Sadar atau tidak, di Indonesia ada semacam “tradisi” ketika seseorang memiliki hubungan yang dekat dengan kita, maka semakin seenaknya pula dia boleh mengata-ngatai kita. Yah, mungkin di luar negeri juga seperti itu, aku kurang paham. Yang jelas, kebiasaan semacam ini mengesalkan. (hlm. 55)
2. Membela diri terhadap kesukaan akan makanan
Lagi pula, sayang, kan, kalau ada sisa makanan. Masih banyak orang kelaparan di luar sana. Tapi, oke, pada dasarnya aku memang suka pizanya. (hlm. 31)
(Yeah, well, Nina, kalau kamu tahu masih banyak orang kelaparan di luar sana, mengapa kamu tidak memberikan makananmu pada mereka saja?)

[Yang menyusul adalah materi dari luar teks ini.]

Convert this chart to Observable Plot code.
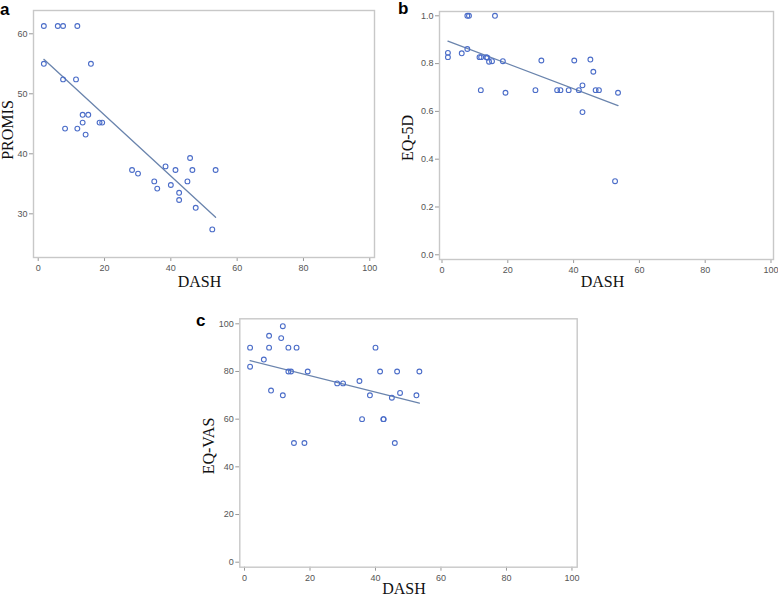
<!DOCTYPE html>
<html>
<head>
<meta charset="utf-8">
<script src="https://cdn.jsdelivr.net/npm/d3@7"></script>
<script src="https://cdn.jsdelivr.net/npm/@observablehq/plot@0.6"></script>
<style>
  html, body { margin: 0; padding: 0; background: #fff; }
  #wrap { position: relative; width: 778px; height: 598px; overflow: hidden; }
  .panel { position: absolute; }
  .lbl { position: absolute; font-family: "Liberation Serif", "Times New Roman", serif; font-size: 16px; color: #111; white-space: nowrap; line-height: 1; }
  .ylbl { transform: translate(-50%, -50%) rotate(-90deg); }
  .xlbl { transform: translate(-50%, -100%); }
  .letter { position: absolute; font-family: "Liberation Sans", Arial, sans-serif; font-weight: bold; font-size: 17px; color: #000; line-height: 1; }
</style>
</head>
<body>
<div id="wrap"></div>
<script>
// Panel a: PROMIS vs DASH
const dashA  = [1.7, 5.9, 7.5, 11.8, 1.7, 15.9, 7.5, 11.4, 13.4, 15.1, 13.4, 18.5, 19.3, 8.1, 11.8, 14.3,
                28.3, 30.1, 38.4, 41.4, 45.8, 46.5, 53.5, 35.0, 45.0, 35.9, 40.0, 42.5, 42.5, 47.5, 52.5];
const promis = [61.3, 61.3, 61.3, 61.3, 55.0, 55.0, 52.4, 52.4, 46.5, 46.5, 45.2, 45.2, 45.2, 44.2, 44.2, 43.2,
                37.3, 36.7, 37.9, 37.3, 39.3, 37.3, 37.3, 35.4, 35.4, 34.2, 34.8, 33.5, 32.3, 31.0, 27.4];

// Panel b: EQ-5D vs DASH
const dashB = [7.7, 8.2, 16.1, 1.8, 1.8, 6.0, 7.7, 11.4, 11.9, 13.5, 13.8, 14.3, 15.2, 18.5, 11.8, 19.3,
               28.4, 30.2, 35.0, 36.0, 38.5, 40.2, 41.6, 42.7, 42.7, 45.1, 46.0, 46.7, 47.7, 53.5, 52.6];
const eq5d  = [1.0, 1.0, 1.0, 0.845, 0.827, 0.843, 0.861, 0.827, 0.827, 0.827, 0.825, 0.808, 0.810, 0.810, 0.689, 0.678,
               0.689, 0.813, 0.689, 0.689, 0.689, 0.813, 0.689, 0.709, 0.597, 0.817, 0.766, 0.689, 0.689, 0.678, 0.308];

// Panel c: EQ-VAS vs DASH
const dashC = [1.7, 1.7, 5.9, 7.5, 7.5, 8.1, 11.7, 11.2, 11.7, 13.4, 15.9, 13.4, 14.2, 19.3, 15.1, 18.3,
               28.3, 30.1, 35.1, 35.9, 38.3, 40.0, 41.4, 42.4, 42.5, 45.0, 45.9, 46.6, 47.5, 52.5, 53.4];
const eqvas = [90, 82, 85, 95, 90, 72, 99, 94, 70, 90, 90, 80, 80, 80, 50, 50,
               75, 75, 76, 60, 70, 90, 80, 60, 60, 69, 50, 80, 71, 70, 80];

const xTicks = [0, 20, 40, 60, 80, 100];
const yTicksA = [30, 40, 50, 60];
const yTicksB = [0, 0.2, 0.4, 0.6, 0.8, 1.0];
const yTicksC = [0, 20, 40, 60, 80, 100];

const dotColor = "#4a6cc8";
const lineColor = "#6a84ad";
const frameColor = "#c8c8c8";

function panel(cfg) {
  const data = cfg.xs.map((x, i) => ({x, y: cfg.ys[i]}));
  const p = Plot.plot({
    width: cfg.width, height: cfg.height,
    marginLeft: cfg.ml, marginRight: cfg.mr, marginTop: cfg.mt, marginBottom: cfg.mb,
    style: {fontFamily: "'Liberation Sans', Arial, sans-serif", fontSize: "9px", color: "#555", background: "transparent", overflow: "visible"},
    x: {domain: cfg.xd},
    y: {domain: cfg.yd},
    marks: [
      Plot.axisX({ticks: xTicks, tickSize: 4, tickPadding: 3, stroke: "#999", fill: "#555", label: null}),
      Plot.axisY({ticks: cfg.yTicks, tickSize: 4, tickPadding: 2, stroke: "#999", fill: "#555", label: null, tickFormat: cfg.fmt}),
      Plot.frame({stroke: frameColor, strokeWidth: 1.4}),
      Plot.linearRegressionY(data, {x: "x", y: "y", ci: 0, stroke: lineColor, strokeWidth: 1.3}),
      Plot.dot(data, {x: "x", y: "y", r: 2.4, stroke: dotColor, strokeWidth: 1.1, fill: "none"})
    ]
  });
  const div = document.createElement("div");
  div.className = "panel";
  div.style.left = cfg.left + "px";
  div.style.top = cfg.top + "px";
  div.appendChild(p);
  document.getElementById("wrap").appendChild(div);
}

function label(text, x, y, cls) {
  const d = document.createElement("div");
  d.className = cls;
  d.style.left = x + "px";
  d.style.top = y + "px";
  d.textContent = text;
  document.getElementById("wrap").appendChild(d);
}

panel({left: 0, top: 0, width: 390, height: 300, ml: 33, mr: 16, mt: 10, mb: 43,
       xd: [-1.42, 101.42], yd: [22.72, 63.88], xs: dashA, ys: promis, yTicks: yTicksA, fmt: d3.format("d")});
panel({left: 390, top: 0, width: 388, height: 300, ml: 49, mr: 5, mt: 11, mb: 41,
       xd: [-0.76, 100.76], yd: [-0.0197, 1.018], xs: dashB, ys: eq5d, yTicks: yTicksB, fmt: d3.format(".1f")});
panel({left: 190, top: 300, width: 400, height: 298, ml: 49.3, mr: 13.3, mt: 18.3, mb: 31.3,
       xd: [-1.44, 101.6], yd: [-2.1, 102.1], xs: dashC, ys: eqvas, yTicks: yTicksC, fmt: d3.format("d")});

label("PROMIS", 8, 130, "lbl ylbl");
label("DASH", 199.5, 290, "lbl xlbl");
label("EQ-5D", 407.5, 137.5, "lbl ylbl");
label("DASH", 602.5, 290, "lbl xlbl");
label("EQ-VAS", 209, 446, "lbl ylbl");
label("DASH", 404, 597, "lbl xlbl");

label("a", 0, 1, "letter");
label("b", 398, 0, "letter");
label("c", 196, 312, "letter");
</script>
</body>
</html>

3. Pendapatnya tentang stigma anak “pintar” dan “bodoh”
Kupikir, kalau ada yang bilang anak Sains lebih pintar daripada anak Sosial, itu tidak sepenuhnya benar. Kalau anak Sains yang pintar Fisika ditanya tentang perang-perang yang mereka sebut barusan, belum tentu juga anak-anak Sains itu tahu. Setiap orang punya bidang masing-masing, kan? makanya, kadang hal ini juga yang bikin aku tidak setuju dengan cap anak pintar pasti masuk kelas Sains. (hlm. 48)
Juga ucapannya terhadap Nila yang merasa bodoh karena tidak jago hitung-hitungan dan karena (lagi-lagi) jadi korban omongan nyelekit Bude.
“Kamu nggak bodoh, La. Kamu pintar, nilai-nilaimu di bidang seni dan olahraga bagus. Kalau pintar hanya diukur dari hitung-hitungan, berarti ada banyak orang bodoh di dunia ini.” (Nina, hlm. 139)
Pemikiran ini menunjukkan bahwa Nina remaja yang kritis.
4. Pendapatnya akan status hubungan percintaan
“Status hubungan itu nggak penting. Status bisa aja ada tanpa perasaan, begitu juga sebaliknya. Buatku, adanya perasaan yang kuat, meski tanpa diikat status sekalipun, lebih menyenangkan dan mendebarkan.” (hlm. 180)
5. Ambisinya yang bikin saya lelah sekaligus salut
Aku sudah terbiasa menahan lapar, bahkan aku merasakan kenikmatan tersendiri saat menahan sensasi lapar. (hlm. 188)
Saya sudah bilang, kan, kalau lama-lama Nina berambisi menjadi kurus? Nah, Farrah berhasil membentuk karakter Nina dengan baik, sehingga ambisi dalam pikirannya bikin saya lelah. Ia selalu menghitung kalori (terutama untuk mencapai defisit kalori) dan menulis catatan secara cermat dan detail terkait proses dietnya di jurnal.
Diam-diam aku merasa puas ketika tahu aku kekurangan darah. Aku pernah mendengar percakapan Vera dengan temannya bahwa salah satu ciri orang kurus adalah sering kurang darah. Ini berarti aku semakin dekat dengan target berat badanku! (hlm. 194)
Kekesalannya karena omongan orang yang sepertinya terus mengatainya gendut, padahal berat badannya sudah turun beberapa kilo. Menurut Nina, ini ada hubungannya dengan teori labelling.
Kalau aku pernah gendut dan orang-orang juga melihatku sebagai sosok orang gendut, maka mereka akan terus memandangku seperti itu. (hlm. 182)
Melalui tokoh Nina, saya jadi tahu banyak hal tentang diet, termasuk beragam metodenya. Saya mengapresiasi Farrah atas risetnya (oh, sepanjang pengetahuan saya, dia memang totalitas kalau masalah riset).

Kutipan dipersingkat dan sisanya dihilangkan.